When a play outlives its author and its popularity continues to increase, the original work soon becomes accessible to a new, creative interpretation, one made all the more open to broad re-invention if the play itself now remains in the public domain.

Performing until May 28 at the Herberger Theater Center in Phoenix is a re-imagined, Latin-flavored Arizona Theatre Company production of the hugely popular 1931 Noël Coward comedy, PRIVATE LIVES, directed by KJ Sanchez.

As originally presented, British high-society divorced couple Elyot (Hugo E. Carbajal) and Amanda (Sarita Ocón) accidentally meet while on honeymoon in Paris with their new partners, Sibyl (Briana J Resa) and Victor (Brady Morales-Woolery).

With all the coincidences of a Dickens narrative, the two honeymooning couples just happen to share the same hotel room veranda. Once divorcees Elyot and Amanda discover each other again, their love is suddenly and uncontrollably inflamed. Unable to control their feelings or keep their hands to themselves, they selfishly tip-toe out of the hotel and flee to Amanda's Parisian apartment, leaving their new spouses behind.

That's the original setting. Under Sanchez's new direction, the 1931 veranda in Paris becomes the balcony to a hotel in Mar Del Plata, Argentina, while Amanda's flat in Paris becomes a present-day, modern apartment in Jose Ignacio, Uruguay.

Running for approximately two hours, including intermission, this new production begins well with a strong Act One. The moment when Amanda realizes that the handsome guy in the tux on the other side of the veranda divide is her ex is priceless. However, Acts Two and Three that follow after the Intermission are another matter.

At the opening, when tango-infused hotel music is heard wafting up from the unseen hotel courtyard below to the veranda above, you know immediately that this production of PRIVATE LIVES is not to be the more familiar Noël Coward-styled British comedy of high-society fashions and social manners. The character names remain the same, as does most of Coward's witty dialog, yet the whole affair is transposed to the other side of the world, where fiery passions, verbal fencing, and tempers flare at the drop of a hat, altering not only the play's structure but the very essence of what made the comedy popular in the first place.

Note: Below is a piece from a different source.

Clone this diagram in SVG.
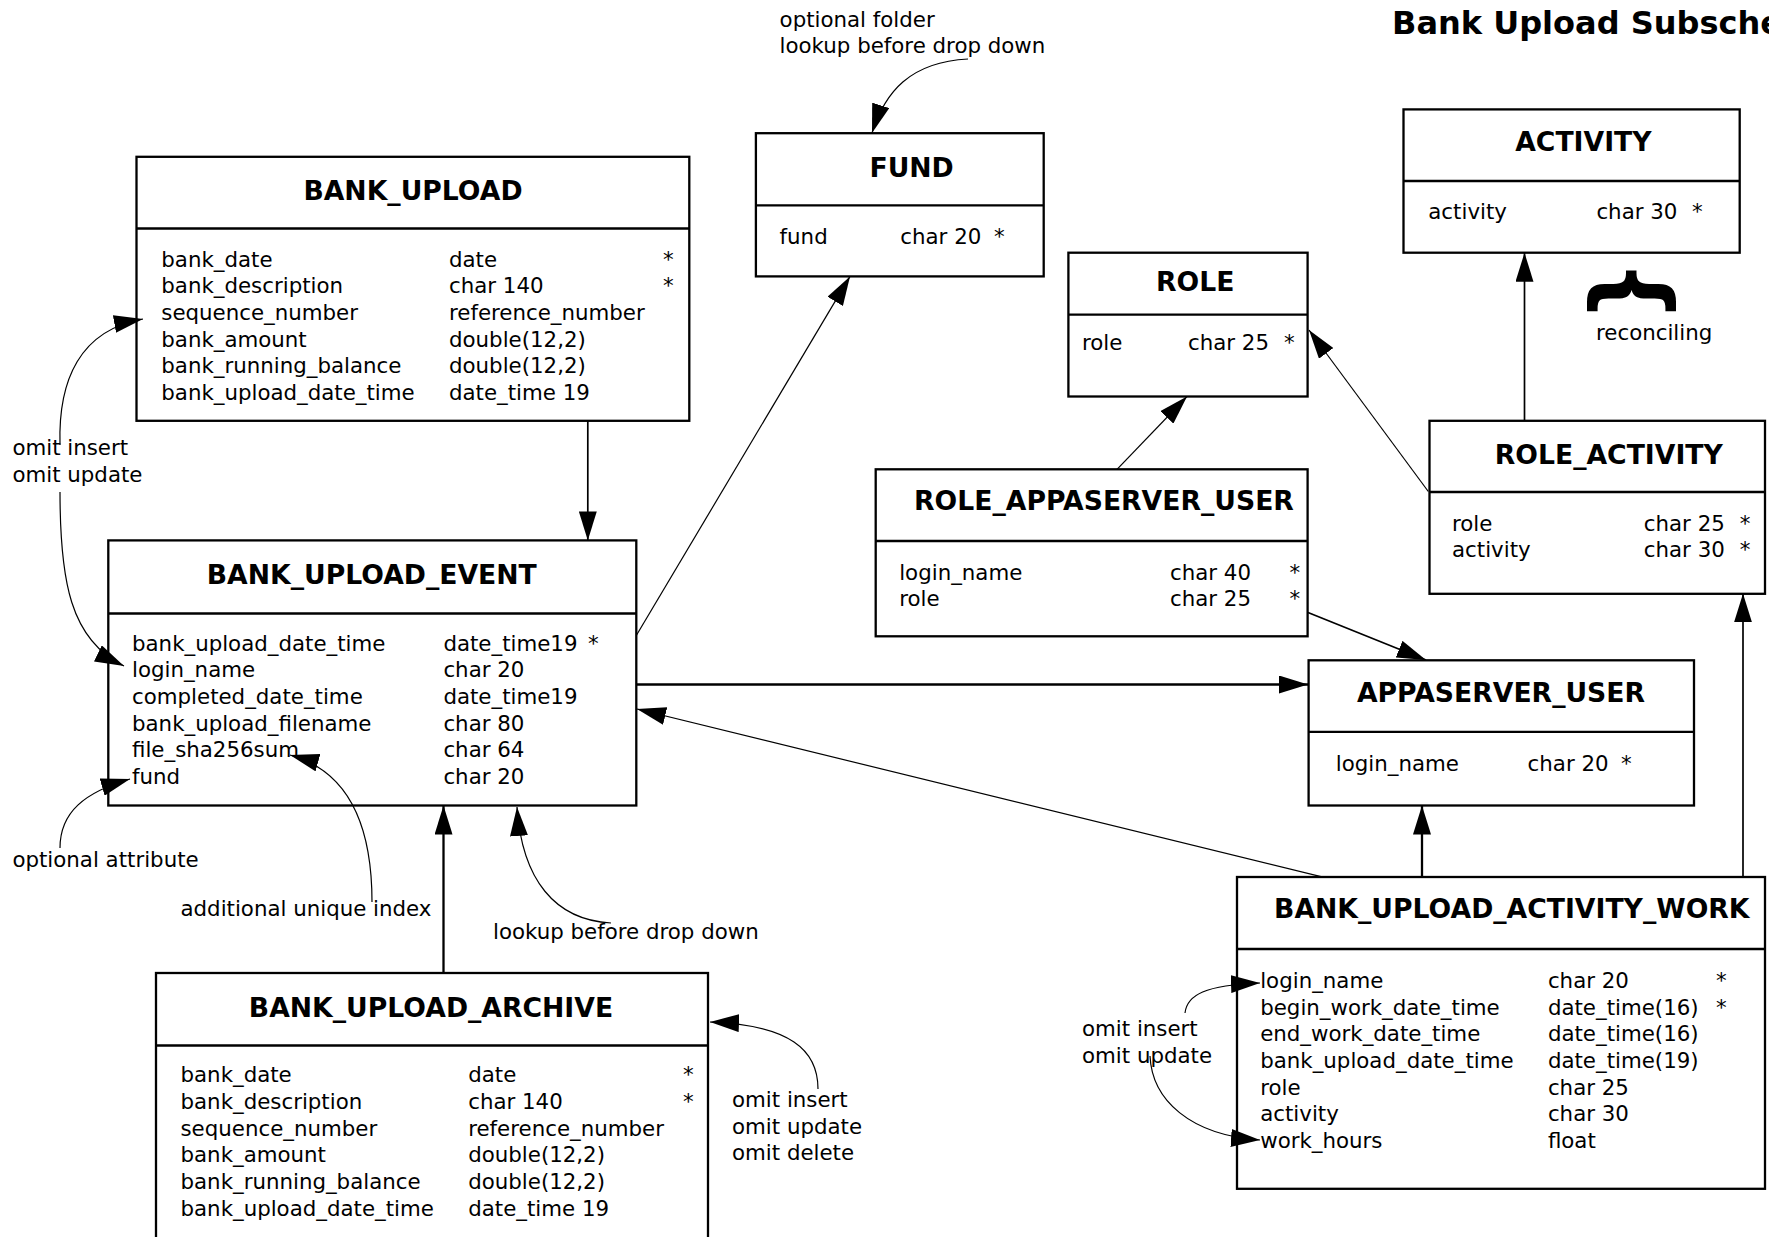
<svg xmlns="http://www.w3.org/2000/svg" width="1769" height="1237" viewBox="0 0 1769 1237">
<style>
.box{fill:#fff;stroke:#000;stroke-width:2.3}
.div{stroke:#000;stroke-width:2.3}
.t{font-family:"DejaVu Sans",sans-serif;font-size:21.33px;fill:#000}
.h{font-family:"DejaVu Sans",sans-serif;font-size:26.67px;font-weight:bold;text-anchor:middle;fill:#000}
.ttl{font-family:"DejaVu Sans",sans-serif;font-size:32px;font-weight:bold;fill:#000}
.c{fill:none;stroke:#000;stroke-width:1.2}
.m{fill:none;stroke:#000;stroke-width:1.7}
.k{fill:none;stroke:#000;stroke-width:2.3}
</style>
<defs>
<marker id="arr" viewBox="0 0 29 18" refX="29" refY="9" markerWidth="29" markerHeight="18" markerUnits="userSpaceOnUse" orient="auto">
<path d="M0,0 L29,9 L0,18 z" fill="#000"/>
</marker>
</defs>
<rect width="1769" height="1237" fill="#fff"/>

<text class="ttl" x="1392" y="34">Bank Upload Subsche</text>

<g id="bank_upload">
<rect class="box" x="136.5" y="156.8" width="552.8" height="264"/>
<line class="div" x1="136.5" y1="228.5" x2="689.3" y2="228.5"/>
<text class="h" x="413" y="200">BANK_UPLOAD</text>
<text class="t"><tspan x="161.3" y="266.5">bank_date</tspan><tspan x="161.3" y="293.2">bank_description</tspan><tspan x="161.3" y="319.8">sequence_number</tspan><tspan x="161.3" y="346.5">bank_amount</tspan><tspan x="161.3" y="373.2">bank_running_balance</tspan><tspan x="161.3" y="399.8">bank_upload_date_time</tspan></text>
<text class="t"><tspan x="449" y="266.5">date</tspan><tspan x="449" y="293.2">char 140</tspan><tspan x="449" y="319.8">reference_number</tspan><tspan x="449" y="346.5">double(12,2)</tspan><tspan x="449" y="373.2">double(12,2)</tspan><tspan x="449" y="399.8">date_time 19</tspan></text>
<text class="t"><tspan x="663" y="266.5">*</tspan><tspan x="663" y="293.2">*</tspan></text>
</g>

<g id="fund">
<rect class="box" x="755.9" y="133.2" width="287.8" height="143.2"/>
<line class="div" x1="755.9" y1="205.3" x2="1043.7" y2="205.3"/>
<text class="h" x="911.6" y="176.7">FUND</text>
<text class="t" x="779.6" y="243.5">fund</text>
<text class="t" x="900.3" y="243.5">char 20</text>
<text class="t" x="994" y="243.5">*</text>
</g>

<g id="activity">
<rect class="box" x="1403.5" y="109.4" width="336.2" height="143.3"/>
<line class="div" x1="1403.5" y1="181" x2="1739.7" y2="181"/>
<text class="h" x="1583.4" y="150.5">ACTIVITY</text>
<text class="t" x="1428.3" y="218.5">activity</text>
<text class="t" x="1596.4" y="218.5">char 30</text>
<text class="t" x="1692" y="218.5">*</text>
</g>

<g id="reconciling">
<text transform="translate(1636,291) rotate(90) scale(0.92,1)" font-family="DejaVu Sans, sans-serif" font-weight="bold" font-size="96" text-anchor="middle" dominant-baseline="central">{</text>
<text class="t" x="1596" y="340">reconciling</text>
</g>

<g id="role">
<rect class="box" x="1068.4" y="252.7" width="239.2" height="143.8"/>
<line class="div" x1="1068.4" y1="314.6" x2="1307.6" y2="314.6"/>
<text class="h" x="1195.3" y="291">ROLE</text>
<text class="t" x="1082" y="349.5">role</text>
<text class="t" x="1188" y="349.5">char 25</text>
<text class="t" x="1284" y="349.5">*</text>
</g>

<g id="role_appaserver_user">
<rect class="box" x="875.7" y="469.3" width="431.9" height="167"/>
<line class="div" x1="875.7" y1="541" x2="1307.6" y2="541"/>
<text class="h" x="1104" y="510">ROLE_APPASERVER_USER</text>
<text class="t"><tspan x="899.2" y="579.5">login_name</tspan><tspan x="899.2" y="605.8">role</tspan></text>
<text class="t"><tspan x="1170" y="579.5">char 40</tspan><tspan x="1170" y="605.8">char 25</tspan></text>
<text class="t"><tspan x="1289.5" y="579.5">*</tspan><tspan x="1289.5" y="605.8">*</tspan></text>
</g>

<g id="role_activity">
<rect class="box" x="1429.5" y="420.8" width="335.5" height="173"/>
<line class="div" x1="1429.5" y1="492" x2="1765" y2="492"/>
<text class="h" x="1608.8" y="463.8">ROLE_ACTIVITY</text>
<text class="t"><tspan x="1452" y="531">role</tspan><tspan x="1452" y="557.3">activity</tspan></text>
<text class="t"><tspan x="1643.8" y="531">char 25</tspan><tspan x="1643.8" y="557.3">char 30</tspan></text>
<text class="t"><tspan x="1739.7" y="531">*</tspan><tspan x="1739.7" y="557.3">*</tspan></text>
</g>

<g id="bank_upload_event">
<rect class="box" x="108.3" y="540.4" width="528" height="265.1"/>
<line class="div" x1="108.3" y1="613.5" x2="636.3" y2="613.5"/>
<text class="h" x="371.8" y="584.3">BANK_UPLOAD_EVENT</text>
<text class="t"><tspan x="132" y="650.5">bank_upload_date_time</tspan><tspan x="132" y="677.2">login_name</tspan><tspan x="132" y="703.8">completed_date_time</tspan><tspan x="132" y="730.5">bank_upload_filename</tspan><tspan x="132" y="757.2">file_sha256sum</tspan><tspan x="132" y="783.8">fund</tspan></text>
<text class="t"><tspan x="443.4" y="650.5">date_time19</tspan><tspan x="443.4" y="677.2">char 20</tspan><tspan x="443.4" y="703.8">date_time19</tspan><tspan x="443.4" y="730.5">char 80</tspan><tspan x="443.4" y="757.2">char 64</tspan><tspan x="443.4" y="783.8">char 20</tspan></text>
<text class="t" x="588" y="650.5">*</text>
</g>

<g id="appaserver_user">
<rect class="box" x="1308.6" y="660.3" width="385.4" height="145.2"/>
<line class="div" x1="1308.6" y1="731.8" x2="1694" y2="731.8"/>
<text class="h" x="1501" y="701.7">APPASERVER_USER</text>
<text class="t" x="1335.8" y="771">login_name</text>
<text class="t" x="1527.6" y="771">char 20</text>
<text class="t" x="1621" y="771">*</text>
</g>

<g id="bank_upload_activity_work">
<rect class="box" x="1237" y="877" width="528" height="311.8"/>
<line class="div" x1="1237" y1="949" x2="1765" y2="949"/>
<text class="h" x="1511.8" y="918.3">BANK_UPLOAD_ACTIVITY_WORK</text>
<text class="t"><tspan x="1260.2" y="987.8">login_name</tspan><tspan x="1260.2" y="1014.5">begin_work_date_time</tspan><tspan x="1260.2" y="1041.2">end_work_date_time</tspan><tspan x="1260.2" y="1067.8">bank_upload_date_time</tspan><tspan x="1260.2" y="1094.5">role</tspan><tspan x="1260.2" y="1121.2">activity</tspan><tspan x="1260.2" y="1147.8">work_hours</tspan></text>
<text class="t"><tspan x="1547.9" y="987.8">char 20</tspan><tspan x="1547.9" y="1014.5">date_time(16)</tspan><tspan x="1547.9" y="1041.2">date_time(16)</tspan><tspan x="1547.9" y="1067.8">date_time(19)</tspan><tspan x="1547.9" y="1094.5">char 25</tspan><tspan x="1547.9" y="1121.2">char 30</tspan><tspan x="1547.9" y="1147.8">float</tspan></text>
<text class="t"><tspan x="1716" y="987.8">*</tspan><tspan x="1716" y="1014.5">*</tspan></text>
</g>

<g id="bank_upload_archive">
<rect class="box" x="156" y="973" width="552" height="300"/>
<line class="div" x1="156" y1="1045.5" x2="708" y2="1045.5"/>
<text class="h" x="431" y="1016.7">BANK_UPLOAD_ARCHIVE</text>
<text class="t"><tspan x="180.5" y="1082.3">bank_date</tspan><tspan x="180.5" y="1109">bank_description</tspan><tspan x="180.5" y="1135.7">sequence_number</tspan><tspan x="180.5" y="1162.3">bank_amount</tspan><tspan x="180.5" y="1189">bank_running_balance</tspan><tspan x="180.5" y="1215.7">bank_upload_date_time</tspan></text>
<text class="t"><tspan x="468.2" y="1082.3">date</tspan><tspan x="468.2" y="1109">char 140</tspan><tspan x="468.2" y="1135.7">reference_number</tspan><tspan x="468.2" y="1162.3">double(12,2)</tspan><tspan x="468.2" y="1189">double(12,2)</tspan><tspan x="468.2" y="1215.7">date_time 19</tspan></text>
<text class="t"><tspan x="683" y="1082.3">*</tspan><tspan x="683" y="1109">*</tspan></text>
</g>

<g id="notes">
<text class="t"><tspan x="779.6" y="26.5">optional folder</tspan><tspan x="779.6" y="53.3">lookup before drop down</tspan></text>
<text class="t"><tspan x="12.4" y="455">omit insert</tspan><tspan x="12.4" y="481.7">omit update</tspan></text>
<text class="t" x="12.4" y="866.7">optional attribute</text>
<text class="t" x="180.5" y="915.5">additional unique index</text>
<text class="t" x="493" y="939">lookup before drop down</text>
<text class="t"><tspan x="732" y="1107">omit insert</tspan><tspan x="732" y="1133.7">omit update</tspan><tspan x="732" y="1160.3">omit delete</tspan></text>
<text class="t"><tspan x="1082" y="1036">omit insert</tspan><tspan x="1082" y="1062.5">omit update</tspan></text>
</g>

<g id="connectors">
<line class="m" x1="587.8" y1="420.8" x2="587.8" y2="540.4" marker-end="url(#arr)"/>
<line class="c" x1="636.3" y1="635.5" x2="850" y2="276.4" marker-end="url(#arr)"/>
<line class="k" x1="636.3" y1="684.5" x2="1308" y2="684.5" marker-end="url(#arr)"/>
<line class="c" x1="1321" y1="876.6" x2="637" y2="709" marker-end="url(#arr)"/>
<line class="k" x1="1422" y1="876.6" x2="1422" y2="805.5" marker-end="url(#arr)"/>
<line class="m" x1="1743" y1="876.6" x2="1743" y2="593.4" marker-end="url(#arr)"/>
<line class="m" x1="1308" y1="612.5" x2="1426" y2="660" marker-end="url(#arr)"/>
<line class="c" x1="1117" y1="469.3" x2="1187" y2="396.5" marker-end="url(#arr)"/>
<line class="c" x1="1428.3" y1="491.5" x2="1309" y2="330" marker-end="url(#arr)"/>
<line class="m" x1="1524.5" y1="420.8" x2="1524.5" y2="252.7" marker-end="url(#arr)"/>
<line class="k" x1="443.5" y1="972.5" x2="443.5" y2="805.5" marker-end="url(#arr)"/>
<path class="c" d="M968,59 C910,62 885,92 872,133" marker-end="url(#arr)"/>
<path class="c" d="M60,445 C58,380 80,330 143,319" marker-end="url(#arr)"/>
<path class="c" d="M60,492 C60,580 70,640 124,666" marker-end="url(#arr)"/>
<path class="c" d="M60,848 C60,812 85,792 130,779" marker-end="url(#arr)"/>
<path class="c" d="M372,902 C372,830 352,772 290,755" marker-end="url(#arr)"/>
<path class="c" d="M611,923 C555,920 522,880 517,807" marker-end="url(#arr)"/>
<path class="c" d="M818,1089 C818,1050 790,1025 710,1022" marker-end="url(#arr)"/>
<path class="c" d="M1185,1013 C1187,995 1205,985 1260,983" marker-end="url(#arr)"/>
<path class="c" d="M1150,1056 C1152,1100 1190,1135 1260,1140" marker-end="url(#arr)"/>
</g>
</svg>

Transposing the play to a different world, a different culture isn't as simple as altering the setting or the accents. Every action a character makes, every object or prop he or she handles in the process requires a specific equivalent. In the case of PRIVATE LIVES, the drawback for some audience members, particularly those familiar with Coward's work as a playwright, composer, author, lyricist, and actor, is concentrating more on newly interpreted directorial gimmicks that incorporate the change of cultures while losing focus of the play itself.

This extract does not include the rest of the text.